▶ _Information provided_
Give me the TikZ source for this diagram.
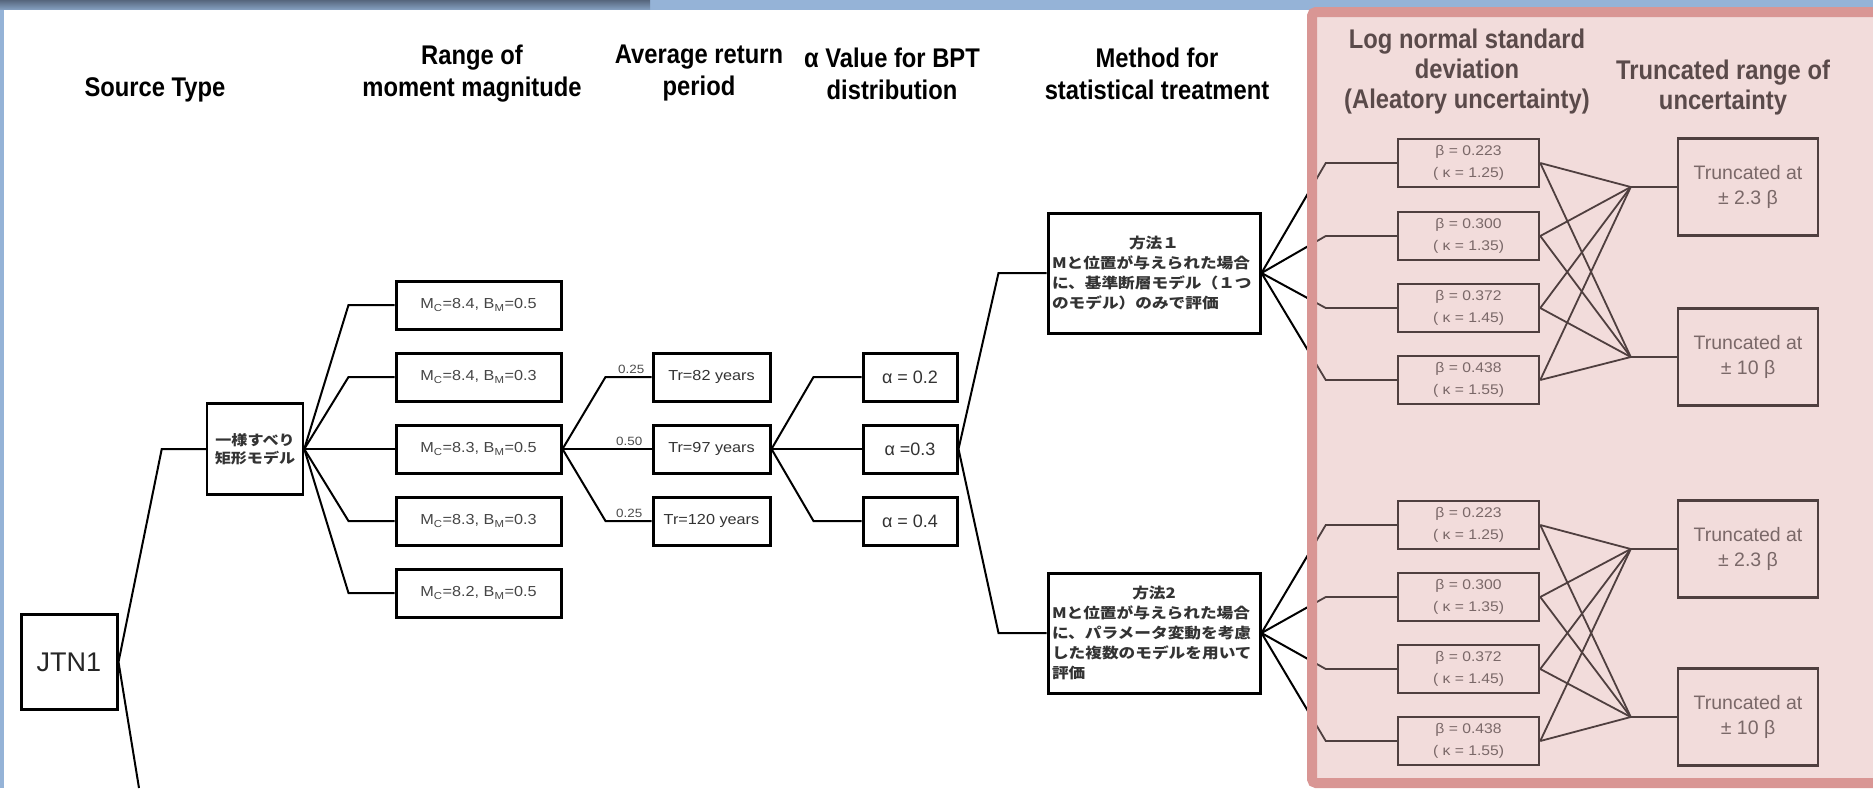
\documentclass[tikz,border=0pt]{standalone}
\usepackage{fontspec}
\setmainfont{Liberation Sans}
\newfontfamily\hdrfont[FakeStretch=0.88]{Liberation Sans}
\newfontfamily\boxfont[FakeStretch=1.12]{Liberation Sans}
\newfontfamily\jpfont[FakeStretch=1.15]{Noto Sans CJK JP}
\usetikzlibrary{calc}
\definecolor{bandblue}{HTML}{95B3D7}
\definecolor{banddark}{HTML}{56667D}
\definecolor{pinkfill}{HTML}{F2DCDB}
\definecolor{pinkedge}{HTML}{D99694}
\definecolor{pline}{HTML}{4F3F3F}
\definecolor{ptext}{HTML}{5A4A4A}
\definecolor{pgray}{HTML}{7A6868}
\definecolor{mgray}{HTML}{454545}
\tikzset{
  hdr/.style={font=\hdrfont\bfseries\fontsize{27}{32}\selectfont, align=center, inner sep=0pt, text=black},
  phdr/.style={font=\hdrfont\bfseries\fontsize{27}{30}\selectfont, align=center, inner sep=0pt, text=ptext},
  boxbase/.style={draw=black, line width=3pt, fill=white, inner sep=0pt, align=center},
  mbox/.style={boxbase, minimum width=165pt, minimum height=48pt, font=\boxfont\fontsize{14.5}{17}\selectfont, text=mgray},
  trbox/.style={boxbase, minimum width=117pt, minimum height=48pt, font=\boxfont\fontsize{14.5}{17}\selectfont, text=black!80},
  abox/.style={boxbase, minimum width=94pt, minimum height=48pt, font=\fontsize{18}{20}\selectfont, text=black!80},
  mthbox/.style={boxbase, inner sep=4pt, text width=204pt, minimum height=120pt, align=left, font=\jpfont\bfseries\fontsize{14.5}{20}\selectfont, text=black!80},
  bbox/.style={draw=pline, line width=2.5pt, fill=pinkfill, inner sep=0pt, align=center, minimum width=141pt, minimum height=48pt, font=\boxfont\fontsize{14}{22}\selectfont, text=pgray},
  tbox/.style={draw=pline, line width=2.5pt, fill=pinkfill, inner sep=0pt, align=center, minimum width=140pt, minimum height=97pt, font=\fontsize{19.5}{25}\selectfont, text=pgray},
  lbl/.style={inner sep=0pt, font=\boxfont\fontsize{12}{12}\selectfont, text=black!70},
  conn/.style={line width=2pt, draw=black},
  pconn/.style={line width=1.8pt, draw=pline}
}
\begin{document}
\begin{tikzpicture}[x=1pt,y=-1pt]
\useasboundingbox (0,0) rectangle (1873,788);
% background
\fill[white] (0,0) rectangle (1873,788);
\fill[bandblue] (0,0) rectangle (1873,10);
\fill[bandblue] (0,0) rectangle (4,788);
\shade[top color=banddark, bottom color=bandblue!70!banddark] (0,0) rectangle (650,9);
\fill[pinkfill, rounded corners=4pt] (1312,12) rectangle (1873,783);

% headers
\node[hdr] (hsrc) at (155,90) {Source Type};
\node[hdr] (hmag) at (472,73.5) {Range of\\moment magnitude};
\node[hdr] (hret) at (699,73.5) {Average return\\period};
\node[hdr] (halp) at (892,73.5) {α Value for BPT\\distribution};
\node[hdr] (hmet) at (1157,73.5) {Method for\\statistical treatment};
\node[phdr] (hlog) at (1467,72) {Log normal standard\\deviation\\(Aleatory uncertainty)};
\node[phdr] (htru) at (1723,87.5) {Truncated range of\\uncertainty};

% nodes
\node[boxbase, minimum width=96pt, minimum height=95pt, font=\fontsize{27}{30}\selectfont, text=black!85] (jtn) at (69,662) {JTN1};
\node[boxbase, line width=2.5pt, minimum width=96pt, minimum height=91pt, font=\jpfont\bfseries\fontsize{14}{18}\selectfont, text=black!80] (usm) at (255,449) {一様すべり\\矩形モデル};

\node[mbox] (m1) at (478.5,305) {M\textsubscript{C}=8.4, B\textsubscript{M}=0.5};
\node[mbox] (m2) at (478.5,377) {M\textsubscript{C}=8.4, B\textsubscript{M}=0.3};
\node[mbox] (m3) at (478.5,449) {M\textsubscript{C}=8.3, B\textsubscript{M}=0.5};
\node[mbox] (m4) at (478.5,521) {M\textsubscript{C}=8.3, B\textsubscript{M}=0.3};
\node[mbox] (m5) at (478.5,593) {M\textsubscript{C}=8.2, B\textsubscript{M}=0.5};

\node[trbox] (t1) at (711.5,377) {Tr=82 years};
\node[trbox] (t2) at (711.5,449) {Tr=97 years};
\node[trbox] (t3) at (711.5,521) {Tr=120 years};

\node[abox] (a1) at (910,377) {α = 0.2};
\node[abox] (a2) at (910,449) {α =0.3};
\node[abox] (a3) at (910,521) {α = 0.4};

\node[mthbox] (p1) at (1154,273) {\makebox[204pt]{方法１}\\Mと位置が与えられた場合\\に、基準断層モデル（１つ\\のモデル）のみで評価};
\node[mthbox] (p2) at (1154,633) {\makebox[204pt]{方法2}\\Mと位置が与えられた場合\\に、パラメータ変動を考慮\\した複数のモデルを用いて\\評価};

\node[bbox] (b1) at (1468.5,163) {β = 0.223\\( κ = 1.25)};
\node[bbox] (b2) at (1468.5,236) {β = 0.300\\( κ = 1.35)};
\node[bbox] (b3) at (1468.5,308) {β = 0.372\\( κ = 1.45)};
\node[bbox] (b4) at (1468.5,380) {β = 0.438\\( κ = 1.55)};
\node[bbox] (b5) at (1468.5,525) {β = 0.223\\( κ = 1.25)};
\node[bbox] (b6) at (1468.5,597) {β = 0.300\\( κ = 1.35)};
\node[bbox] (b7) at (1468.5,669) {β = 0.372\\( κ = 1.45)};
\node[bbox] (b8) at (1468.5,741) {β = 0.438\\( κ = 1.55)};

\node[tbox] (r1) at (1748,187) {Truncated at\\± 2.3 β};
\node[tbox] (r2) at (1748,357) {Truncated at\\± 10 β};
\node[tbox] (r3) at (1748,549) {Truncated at\\± 2.3 β};
\node[tbox] (r4) at (1748,717) {Truncated at\\± 10 β};

% labels on return-period branches
\node[lbl, anchor=south east] (l1) at ([xshift=-7pt,yshift=3pt]t1.west) {0.25};
\node[lbl, anchor=south east] (l2) at ([xshift=-9pt,yshift=3pt]t2.west) {0.50};
\node[lbl, anchor=south east] (l3) at ([xshift=-9pt,yshift=3pt]t3.west) {0.25};

% connectors
\coordinate (jout) at (139,788);
\draw[conn] (jtn.east) -- ([xshift=-44pt]usm.west) -- (usm.west);
\draw[conn] (jtn.east) -- (jout);
\foreach \k in {m1,m2,m3,m4,m5} \draw[conn] (usm.east) -- ([xshift=-46pt]\k.west) -- (\k.west);
\foreach \k in {t1,t2,t3} \draw[conn] (m3.east) -- ([xshift=-46pt]\k.west) -- (\k.west);
\foreach \k in {a1,a2,a3} \draw[conn] (t2.east) -- ([xshift=-48pt]\k.west) -- (\k.west);
\foreach \k in {p1,p2} \draw[conn] (a2.east) -- ([xshift=-48pt]\k.west) -- (\k.west);

\begin{scope}
  \clip (0,0) rectangle (1312,788);
  \foreach \k in {b1,b2,b3,b4} \draw[conn] (p1.east) -- ([xshift=-71pt]\k.west) -- (\k.west);
  \foreach \k in {b5,b6,b7,b8} \draw[conn] (p2.east) -- ([xshift=-71pt]\k.west) -- (\k.west);
\end{scope}
\begin{scope}
  \clip (1312,0) rectangle (1873,788);
  \foreach \k in {b1,b2,b3,b4} \draw[pconn] (p1.east) -- ([xshift=-71pt]\k.west) -- (\k.west);
  \foreach \k in {b5,b6,b7,b8} \draw[pconn] (p2.east) -- ([xshift=-71pt]\k.west) -- (\k.west);
\end{scope}

\foreach \b in {b1,b2,b3,b4} {
  \foreach \r in {r1,r2} \draw[pconn] (\b.east) -- ([xshift=-46pt]\r.west);
}
\foreach \b in {b5,b6,b7,b8} {
  \foreach \r in {r3,r4} \draw[pconn] (\b.east) -- ([xshift=-46pt]\r.west);
}
\foreach \r in {r1,r2,r3,r4} \draw[pconn] ([xshift=-46pt]\r.west) -- (\r.west);

% pink panel border on top
\draw[pinkedge, line width=10pt, rounded corners=4pt] (1873,12) -- (1312,12) -- (1312,783) -- (1873,783);
\end{tikzpicture}
\end{document}
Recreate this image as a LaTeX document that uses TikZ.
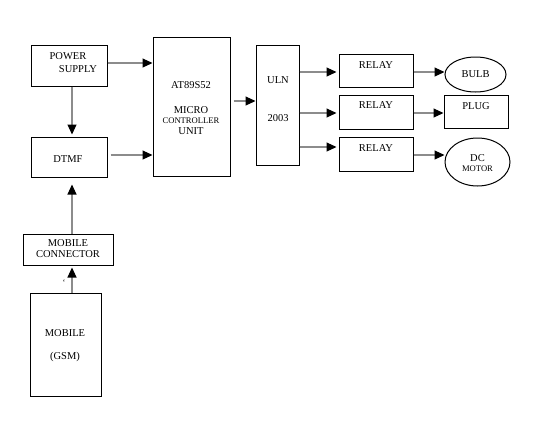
\documentclass[tikz,border=0pt]{standalone}
\usepackage{fontspec}
\setmainfont{Liberation Serif}
\usetikzlibrary{arrows.meta,shapes.geometric}
\tikzset{
  blk/.style={draw=black, line width=1pt, inner sep=0pt, rectangle},
  oval/.style={draw=black, line width=1pt, inner sep=0pt, ellipse},
  txt/.style={inner sep=0pt, font=\fontsize{10.5}{12}\selectfont},
  stxt/.style={inner sep=0pt, font=\fontsize{8.6}{10}\selectfont},
  conn/.style={draw=black!45, line width=1.1pt, -{Triangle[black, length=10pt, width=9pt]}}
}
\begin{document}
\begin{tikzpicture}[x=1pt, y=-1pt]
\useasboundingbox (0,0) rectangle (538,429);
% boxes
\node[blk, minimum width=76pt, minimum height=41pt] (ps) at (69,65.5) {};
\node[blk, minimum width=77pt, minimum height=139pt] (mcu) at (191.5,106.5) {};
\node[blk, minimum width=76pt, minimum height=40pt] (dtmf) at (69,157) {};
\node[blk, minimum width=90pt, minimum height=31pt] (mc) at (68,249.5) {};
\node[blk, minimum width=71pt, minimum height=103pt] (mob) at (65.5,344.5) {};
\node[blk, minimum width=43pt, minimum height=120pt] (uln) at (277.5,105) {};
\node[blk, minimum width=74pt, minimum height=33pt] (r1) at (376,70.5) {};
\node[blk, minimum width=74pt, minimum height=34pt] (r2) at (376,112) {};
\node[blk, minimum width=74pt, minimum height=34pt] (r3) at (376,154) {};
\node[oval, minimum width=61pt, minimum height=35pt] (bulb) at (475.5,74.5) {};
\node[blk, minimum width=64pt, minimum height=33pt] (plug) at (476,111.5) {};
\node[oval, minimum width=65pt, minimum height=48pt] (motor) at (477.5,162) {};
% texts
\node[txt] (t1) at (68,56) {POWER};
\node[txt] (t2) at (78,69) {SUPPLY};
\node[txt] (t3) at (191,85) {AT89S52};
\node[txt] (t4) at (191,110) {MICRO};
\node[stxt] (t5) at (191,121) {CONTROLLER};
\node[txt] (t6) at (191,131) {UNIT};
\node[txt] (t7) at (68,159) {DTMF};
\node[txt] (t8) at (278,80) {ULN};
\node[txt] (t9) at (278,118) {2003};
\node[txt] (t10) at (376,65) {RELAY};
\node[txt] (t11) at (376,105) {RELAY};
\node[txt] (t12) at (376,148) {RELAY};
\node[txt] (t13) at (475.5,74) {BULB};
\node[txt] (t14) at (476,106) {PLUG};
\node[txt] (t15) at (477.5,158) {DC};
\node[stxt] (t16) at (477.5,169) {MOTOR};
\node[txt] (t17) at (68,243) {MOBILE};
\node[txt] (t18) at (68,254) {CONNECTOR};
\node[txt] (t19) at (65,333) {MOBILE};
\node[txt] (t20) at (65,357) {(GSM)};
\node[stxt] (t21) at (64,283) {`};
% connectors
\draw[conn] (ps.east |- 0,63) -- (mcu.west |- 0,63);
\draw[conn, shorten >=2pt] (ps.south -| 72,0) -- (dtmf.north -| 72,0);
\draw[conn, shorten <=3pt] (dtmf.east |- 0,155) -- (mcu.west |- 0,155);
\draw[conn, shorten <=3pt] (mcu.east |- 0,101) -- (uln.west |- 0,101);
\draw[conn, shorten >=2pt] (uln.east |- 0,72) -- (r1.west |- 0,72);
\draw[conn, shorten >=2pt] (uln.east |- 0,113) -- (r2.west |- 0,113);
\draw[conn, shorten >=2pt] (uln.east |- 0,147) -- (r3.west |- 0,147);
\draw[conn] (r1.east |- 0,72) -- (bulb.west |- 0,72);
\draw[conn] (r2.east |- 0,113) -- (plug.west |- 0,113);
\draw[conn] (r3.east |- 0,155) -- (motor.west |- 0,155);
\draw[conn, shorten >=7pt] (mc.north -| 72,0) -- (dtmf.south -| 72,0);
\draw[conn, shorten >=2pt] (mob.north -| 72,0) -- (mc.south -| 72,0);
\end{tikzpicture}
\end{document}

▶ _What you will do_
Gather from the entries above all lines that include the string "this".

▶ _Written reply_
Give me the TikZ source for this diagram.
Recreate this image as a LaTeX document that uses TikZ.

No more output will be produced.